There are plenty of brewers who are more than content to brew kits. Some kits come with hopped extract and a sachet of dry yeast attached under the lid. There are also kits that come with a recipe and pre-measured and packaged ingredients. A colleague of mine brewed up Cooper's Mexican Cerveza, and said if he put a lime in it it was just like a Corona. He was perfectly happy with how it came out.
Homebrewing can be as involving as you want it to be. If you are a kit brewer you can make great beer at home and have fun doing it. I'll brew a kit if I stumble across something that looks interesting. However, if you are a kit brewer who is ready to dabble and make something your own, here's a good place to start.

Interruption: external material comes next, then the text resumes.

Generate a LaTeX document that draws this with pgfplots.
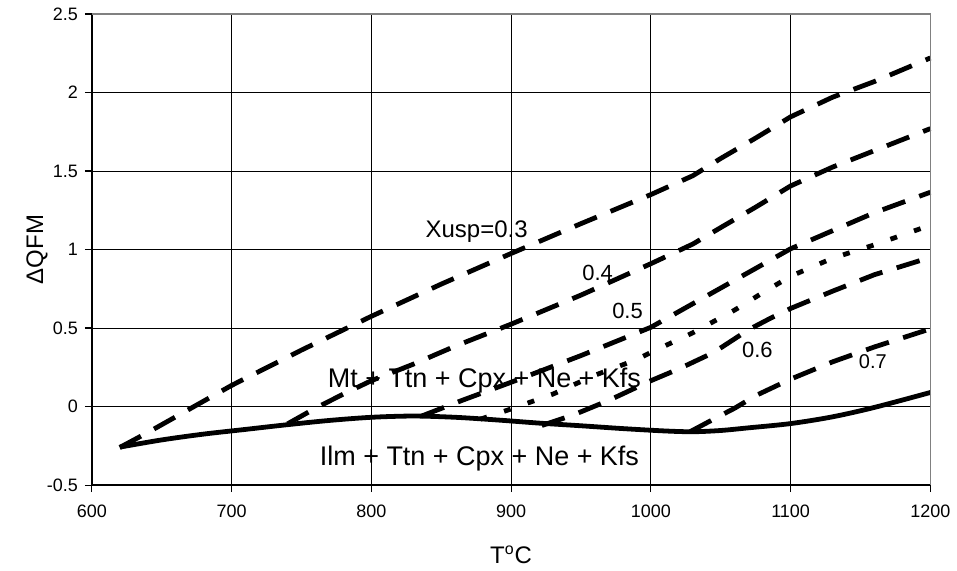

For a novice it can be daunting to walk into a homebrew shop and see the myriad of different malts, hops, and yeasts. Our earliest recipes were the two of us wandering around the homebrew shop by dead reckoning trying to figure out what to buy. Sometimes I still do that. On a recent visit I left with ingredients thrown together for a Belgian Pale Ale and Belgian Style Dubbel. Eventually I started doing more homework when planning what I was going to brew.
Beyond throwing ingredients together and hoping for the best, a good starting point is to simply ask yourself what do you want your beer to taste like? If you're going to brew an American Pale Ale do you want it to be a balanced, almost English Pale Ale like a Shoals Pale Ale or Wachusett Country Pale Ale, or do you want to make a hoppy West Coast Pale Ale like a Sierra Nevada or Dale's Pale Ale? What I started doing was to research clone recipes for commercial beers to benchmark and to give me a starting-off point. If you Google "'Beer X' clone recipe" you should have no trouble finding results unless "Beer X" is new or obscure.
Now one of the first places I look when starting a new recipe from scratch are the Beer Judge Certification Program (BJCP) style guidelines. The BJCP description provides broad parameters of what the beer should taste, smell, and feel like, what ingredients to use and commercial examples. Unless you plan on entering a competition, don't feel shackled to the guidelines.
Once you have a broad idea of what ingredients you want to use and what you want the beer to taste like, there are several apps and websites you can use to calculate the alcohol by volume (ABV), estimated starting gravity and final gravity, bitterness, and even color. You can then adjust your malts and hops in your recipe to get it exactly the way you want it. If the app you're using does not have journaling or note-taking capability make sure to keep a manual journal. If it does, it's not a bad idea to print out the recipe with the notes and keeping them in a binder. Keep track of anything that may or may not be relevant on brew day, when racking, on bottling day, and of corse tasting notes. If your beer doesn't quite come out exactly how you had envisioned you have a better idea of what adjustments to make. If the beer is perfect you want to have as much information as possible to duplicate the results.
Whether you are making your own recipes or brewing kits, you want to brew with different malts, hops, and yeasts all the time. That is the best way to know first-hand how different ingredients will effect the finished beer. Once you have an understanding of different types of ingredients it is easier to make recipes with confidence.
As Charlie Papazian said, "Relax, don't worry, have a homebrew!" As long as your cleaning and sanitation are where they need to be what you make will be beer and taste like beer. If your first batch or first attempt at a particular style isn't what you had hoped, it's still a learning experience and a starting off point. Chances are if you have ever had Rolling Rock or Milwaukee's Best, whatever you make can't be worse!